Disagree to Disagree
My Very Worst Date happened back when I was a senior in high school. I was taking all of my credits that year at the local community college, and I met Matt in one of my classes. We had talked a few times in our class but I didn’t really feel any sparks. It wasn’t until the following semester, when I ran into him at a mutual friend’s party, that I decided he was pretty cute. Fortunately, he must have felt the same way, because he asked me to go get coffee with him the next day. We really seemed to hit it off and continued to see each other almost every day after that.
The bad date wasn’t until a few weeks into our relationship when Matt asked me to accompany him to a speaking engagement that his dad (a political science professor at a big-name university) had lined up for his department. Matt was vague about the details and would not tell me who the famous speaker was, but I just thought he was trying to be cute and surprise me so I let it go. After all, I was just excited to visit the big-name university and listen to whoever this celebrity speaker was.
On the day of the event, I dressed up in my nicest professional clothes (as per Matt’s request) and we made the two-hour trek to the college town. As we neared the university, Matt decided to finally tell me the name of the speaker and I quickly realized why he had withheld the information until then. It turned out we were going to listen to Christopher Hitchen’s discuss his latest book, God Is Not Great. That was great and all, except for the fact that Matt knew I was a fairly serious Christian. We had discussed our religious views before and had agreed to disagree about our extremely opposing beliefs (Matt being a firm Atheist), and ultimately decided not bring the subject up around each other. Although I’m pretty serious about my religion, I personally don’t see the point in trying to force it down other people’s throats.
Anyways, despite being a little taken aback that Matt would invite me to listen to a speech that he knew would probably offend me, I decided to make the most out of it and keep an open mind. After all, I could respect that Hitchens was an intelligent guy, even if I disagreed with his beliefs. So I sat through the speech, trying to disguise my discomfort the best I could as the author relentlessly belittled Christianity for an hour. If that wasn’t uncomfortable enough, Matt and I went to dinner with his parents afterwards and I spent the entire dinner listening to them rant about how stupid Christians and Republicans are (knowing very well that I identified myself as both of those things). Once again, I tried to be as polite as possible, as I did not feel it was appropriate to argue over something so personal.

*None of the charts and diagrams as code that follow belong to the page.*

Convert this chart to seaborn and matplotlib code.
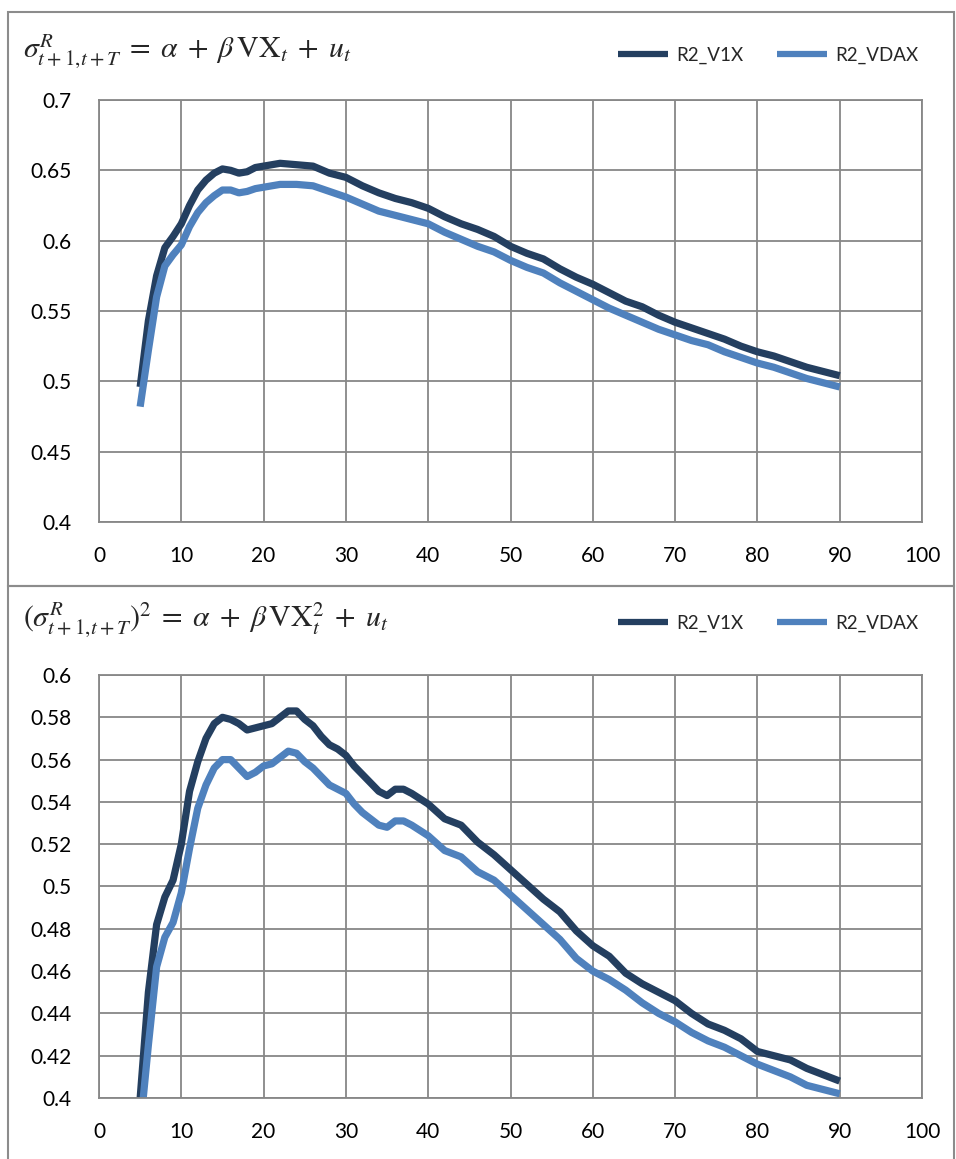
import seaborn as sns
import matplotlib.pyplot as plt
import pandas as pd
from matplotlib.patches import Rectangle
from matplotlib.lines import Line2D
from matplotlib.ticker import FormatStrFormatter

# R2 by horizon (days)
top_horizon = [5, 6, 7, 8, 9, 10, 11, 12, 13, 14, 15, 16, 17, 18, 19, 20, 22, 24, 26, 28,
               30, 32, 34, 36, 38, 40, 42, 44, 46, 48, 50, 52, 54, 56, 58, 60, 62, 64, 66,
               68, 70, 72, 74, 76, 78, 80, 82, 84, 86, 88, 90]
top_v1x = [0.496, 0.543, 0.575, 0.595, 0.603, 0.612, 0.625, 0.636, 0.643, 0.648, 0.651,
           0.650, 0.648, 0.649, 0.652, 0.653, 0.655, 0.654, 0.653, 0.648, 0.645, 0.639,
           0.634, 0.630, 0.627, 0.623, 0.617, 0.612, 0.608, 0.603, 0.596, 0.591, 0.587,
           0.580, 0.574, 0.569, 0.563, 0.557, 0.553, 0.547, 0.542, 0.538, 0.534, 0.530,
           0.525, 0.521, 0.518, 0.514, 0.510, 0.507, 0.504]
top_vdax = [0.482, 0.522, 0.560, 0.582, 0.590, 0.597, 0.610, 0.620, 0.627, 0.632, 0.636,
            0.636, 0.634, 0.635, 0.637, 0.638, 0.640, 0.640, 0.639, 0.635, 0.631, 0.626,
            0.621, 0.618, 0.615, 0.612, 0.606, 0.601, 0.596, 0.592, 0.586, 0.581, 0.577,
            0.570, 0.564, 0.558, 0.552, 0.547, 0.542, 0.537, 0.533, 0.529, 0.526, 0.521,
            0.517, 0.513, 0.510, 0.506, 0.502, 0.499, 0.496]

bot_horizon = [5, 6, 7, 8, 9, 10, 11, 12, 13, 14, 15, 16, 17, 18, 19, 20, 21, 22, 23, 24,
               25, 26, 27, 28, 29, 30, 31, 32, 33, 34, 35, 36, 37, 38, 40, 42, 44, 46, 48,
               50, 52, 54, 56, 58, 60, 62, 64, 66, 68, 70, 72, 74, 76, 78, 80, 82, 84, 86,
               88, 90]
bot_v1x = [0.400, 0.450, 0.482, 0.495, 0.503, 0.520, 0.545, 0.559, 0.570, 0.577, 0.580,
           0.579, 0.577, 0.574, 0.575, 0.576, 0.577, 0.580, 0.583, 0.583, 0.579, 0.576,
           0.571, 0.567, 0.565, 0.562, 0.557, 0.553, 0.549, 0.545, 0.543, 0.546, 0.546,
           0.544, 0.539, 0.532, 0.529, 0.521, 0.515, 0.508, 0.501, 0.494, 0.488, 0.479,
           0.472, 0.467, 0.459, 0.454, 0.450, 0.446, 0.440, 0.435, 0.432, 0.428, 0.422,
           0.420, 0.418, 0.414, 0.411, 0.408]
bot_vdax = [0.385, 0.425, 0.462, 0.476, 0.483, 0.497, 0.518, 0.537, 0.548, 0.556, 0.560,
            0.560, 0.556, 0.552, 0.554, 0.557, 0.558, 0.561, 0.564, 0.563, 0.559, 0.556,
            0.552, 0.548, 0.546, 0.544, 0.539, 0.535, 0.532, 0.529, 0.528, 0.531, 0.531,
            0.529, 0.524, 0.517, 0.514, 0.507, 0.503, 0.496, 0.489, 0.482, 0.475, 0.466,
            0.460, 0.456, 0.451, 0.445, 0.440, 0.436, 0.431, 0.427, 0.424, 0.420, 0.416,
            0.413, 0.410, 0.406, 0.404, 0.402]

series_names = ['R2_V1X', 'R2_VDAX']
colors = {'R2_V1X': '#243F60', 'R2_VDAX': '#4F81BD'}
x_ticks = [0, 10, 20, 30, 40, 50, 60, 70, 80, 90, 100]
top_yticks = [0.4, 0.45, 0.5, 0.55, 0.6, 0.65, 0.7]
bot_yticks = [0.4, 0.42, 0.44, 0.46, 0.48, 0.5, 0.52, 0.54, 0.56, 0.58, 0.6]
top_formula = (r'$\sigma^{R}_{t+1,\!t+T}\;=\;\alpha\;+\;\beta\,\mathrm{VX}_{t}'
               r'\;+\;u_t$')
bot_formula = (r'$(\sigma^{R}_{t+1,\!t+T})^2\;=\;\alpha\;+\;\beta\,\mathrm{VX}^2_t'
               r'\;+\;u_t$')

sns.set_style("white")
plt.rcParams['font.family'] = ['Lato', 'DejaVu Sans']
plt.rcParams['mathtext.fontset'] = 'stix'

grid_color = '#878787'
W, H = 956, 1159

fig = plt.figure(figsize=(W / 100, H / 100), dpi=100)
ax_top = fig.add_axes([99 / W, 1 - 522 / H, 823 / W, 422 / H])
ax_bot = fig.add_axes([99 / W, 1 - 1098 / H, 823 / W, 423 / H])


def long_frame(horizon, v1x, vdax):
    return pd.DataFrame({
        'horizon': list(horizon) * 2,
        'r2': list(v1x) + list(vdax),
        'series': ['R2_V1X'] * len(horizon) + ['R2_VDAX'] * len(horizon),
    })


def draw_panel(ax, df, yticks, formula, y_title):
    sns.lineplot(data=df, x='horizon', y='r2', hue='series', hue_order=series_names,
                 palette=colors, linewidth=5.2, legend=False, ax=ax)
    for line in ax.get_lines():
        line.set_solid_capstyle('butt')
        line.set_solid_joinstyle('round')
    ax.set_xlim(0, 100)
    ax.set_ylim(yticks[0], yticks[-1])
    ax.set_xticks(x_ticks)
    ax.set_yticks(yticks)
    ax.yaxis.set_major_formatter(FormatStrFormatter('%g'))
    ax.set_xlabel('')
    ax.set_ylabel('')
    ax.grid(True, color=grid_color, linewidth=1.3)
    for s in ax.spines.values():
        s.set_color(grid_color)
        s.set_linewidth(1.3)
    ax.tick_params(axis='both', direction='out', length=6.5, width=1.3,
                   color=grid_color, labelsize=15, labelcolor='black')
    ax.tick_params(axis='y', pad=13)
    ax.tick_params(axis='x', pad=11)

    handles = [Line2D([], [], color=colors[n], linewidth=4.5, solid_capstyle='butt')
               for n in series_names]
    ax.legend(handles, series_names, loc='center right',
              bbox_to_anchor=(918 / W, 1 - (y_title + 3) / H),
              bbox_transform=fig.transFigure, ncol=2, frameon=False, fontsize=13.5,
              handlelength=2.7, handletextpad=0.4, columnspacing=1.8,
              borderpad=0, borderaxespad=0)
    fig.text(23 / W, 1 - y_title / H, formula, fontsize=21.5, ha='left', va='center')


draw_panel(ax_top, long_frame(top_horizon, top_v1x, top_vdax), top_yticks, top_formula, 52)
draw_panel(ax_bot, long_frame(bot_horizon, bot_v1x, bot_vdax), bot_yticks, bot_formula, 620)

# panel frames
fig.add_artist(Rectangle((8 / W, 1 - 586 / H), 946 / W, 574 / H, transform=fig.transFigure,
                         fill=False, edgecolor='#8c8c8c', linewidth=1.5))
fig.add_artist(Rectangle((8 / W, -0.01), 946 / W, 573 / H + 0.01, transform=fig.transFigure,
                         fill=False, edgecolor='#8c8c8c', linewidth=1.5))

fig.savefig('out.png', dpi=100)
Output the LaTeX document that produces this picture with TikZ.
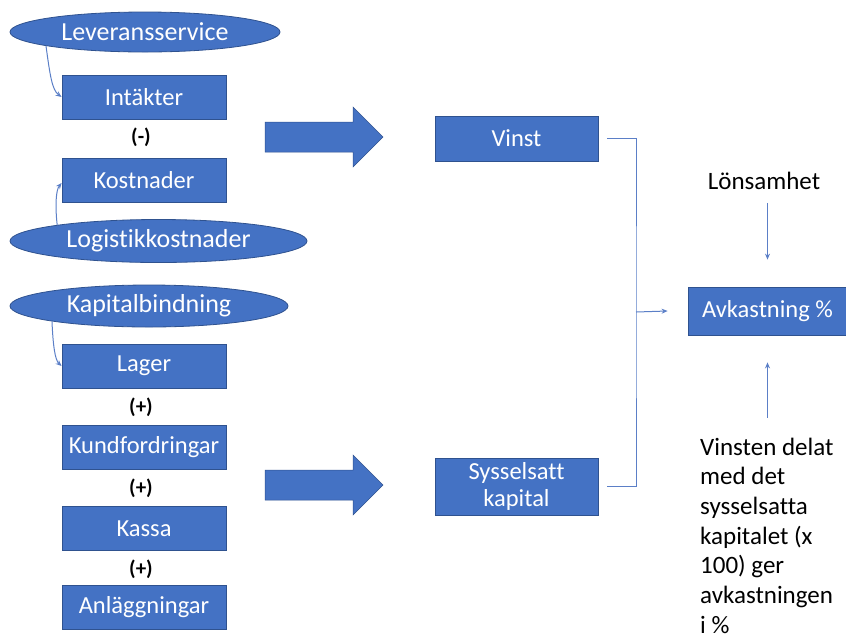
\documentclass[tikz,border=0pt]{standalone}
\usepackage{fontspec}
\setmainfont[Ligatures=NoCommon]{Carlito}
\usetikzlibrary{shapes.geometric,arrows.meta}

\definecolor{boxblue}{HTML}{4472C4}
\definecolor{boxedge}{HTML}{2F528F}
\definecolor{linkblue}{HTML}{5B7FC7}

\tikzset{
  x=1pt, y=-1pt,
  bluebox/.style={draw=boxedge, line width=0.8pt, fill=boxblue, text=white,
    font=\fontsize{24.5}{28}\selectfont, inner sep=0pt, align=center},
  blueoval/.style={ellipse, draw=boxedge, line width=0.8pt, fill=boxblue, text=white,
    font=\fontsize{26}{30}\selectfont, inner sep=0pt},
  sign/.style={font=\bfseries\fontsize{21}{24}\selectfont, text=black, inner sep=0pt},
  plain/.style={font=\fontsize{25}{29.7}\selectfont, text=black, inner sep=0pt},
  link/.style={draw=linkblue, line width=1pt},
  linkarrow/.style={link, -{Stealth[length=6pt,width=5pt]}},
  bigarrow/.style={fill=boxblue, draw=boxedge, line width=0.5pt},
}

\begin{document}
\begin{tikzpicture}
\useasboundingbox (0,0) rectangle (846,641);

% left column: ovals and value boxes
\node[blueoval, minimum width=270pt, minimum height=40pt] (lev) at (145,32) {Leveransservice};
\node[bluebox, minimum width=164pt, minimum height=44pt] (int) at (144,97) {Intäkter};
\node[sign] (minus) at (141,137) {(-)};
\node[bluebox, minimum width=164pt, minimum height=44pt] (kos) at (144,180) {Kostnader};
\node[blueoval, minimum width=297pt, minimum height=43pt] (log) at (158.5,241) {Logistikkostnader};

\node[blueoval, minimum width=278pt, minimum height=42pt] (kap) at (149,306) {Kapitalbindning};
\node[bluebox, minimum width=164pt, minimum height=44pt] (lag) at (144,366) {Lager};
\node[sign] (p1) at (141,407) {(+)};
\node[bluebox, minimum width=164pt, minimum height=44pt] (kund) at (144,447) {Kundfordringar};
\node[sign] (p2) at (141,488) {(+)};
\node[bluebox, minimum width=164pt, minimum height=44pt] (kas) at (144,528.5) {Kassa};
\node[sign] (p3) at (141,569) {(+)};
\node[bluebox, minimum width=164pt, minimum height=44pt] (anl) at (144,607) {Anläggningar};

% curved links from the ovals
\draw[linkarrow] (lev.188) .. controls (50,75) and (52,90) .. (int.west);
\draw[linkarrow] (log.171) .. controls (55,205) and (56,190) .. ([yshift=-3pt]kos.west);
\draw[linkarrow] (kap.189) .. controls (53,345) and (55,360) .. (lag.west);

% block arrows
\filldraw[bigarrow] (265,122) -- (353,122) -- (353,107) -- (383,137)
  -- (353,167) -- (353,152) -- (265,152) -- cycle;
\filldraw[bigarrow] (265,470) -- (353,470) -- (353,455) -- (383,485)
  -- (353,515) -- (353,500) -- (265,500) -- cycle;

% middle column
\node[bluebox, minimum width=163pt, minimum height=45pt] (vin) at (516.5,138.5) {Vinst};
\node[bluebox, minimum width=163pt, minimum height=57pt, font=\fontsize{24.5}{27.5}\selectfont]
  (sys) at (516.5,486.5) {Sysselsatt\\kapital};

% right column
\node[bluebox, minimum width=159pt, minimum height=48pt] (avk) at (767.5,311) {Avkastning \%};
\node[plain] (lon) at (764,181) {Lönsamhet};
\node[plain, anchor=north west, align=left] (txt) at (700,437.5)
  {Vinsten delat\\med det\\sysselsatta\\kapitalet (x\\100) ger\\avkastningen\\i \%};

% bracket joining profit and capital
\coordinate (jn) at (636,312);
\draw[link] ([xshift=9pt]vin.east) -| (jn) |- ([xshift=9pt]sys.east);
\draw[linkarrow] (jn) -- ([xshift=-20pt]avk.west);

% vertical arrows into the result
\draw[linkarrow] ([yshift=-13pt]lon.south -| avk.north) -- ([yshift=27pt]avk.north);
\draw[linkarrow] ([yshift=20pt]txt.north -| avk.south) -- ([yshift=-27pt]avk.south);
\end{tikzpicture}
\end{document}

After dinner, Matt decided to lighten the mood by taking me on a drive through the town to point out the houses that he had lived in as a child. As we were going down a hill, I noticed a little black heap lying in the middle of the road. I asked him to slow down as I was afraid it might be an animal. Sure enough, my fears were confirmed when I saw a little black and white cat squished on the road. However, the accident must have just recently happened because the cat was still alive (barely). My heart broke when it lifted its head up to look at our car, and the look of agony in its face was something I will never forget. I begged Matt to pull over so I could call Animal Control but he refused to stop or even let me use his phone to call (mine was dead at this point), citing that “it’s just a cat and it’s not worth the hassle.” That was the final straw. I could handle the religious and political put-downs, but refusing to try to help an innocent animal was too much. When he pulled into my drive-way I thanked him for the evening but proceeded to tell him I really didn’t see our relationship going anywhere and that we should just be friends.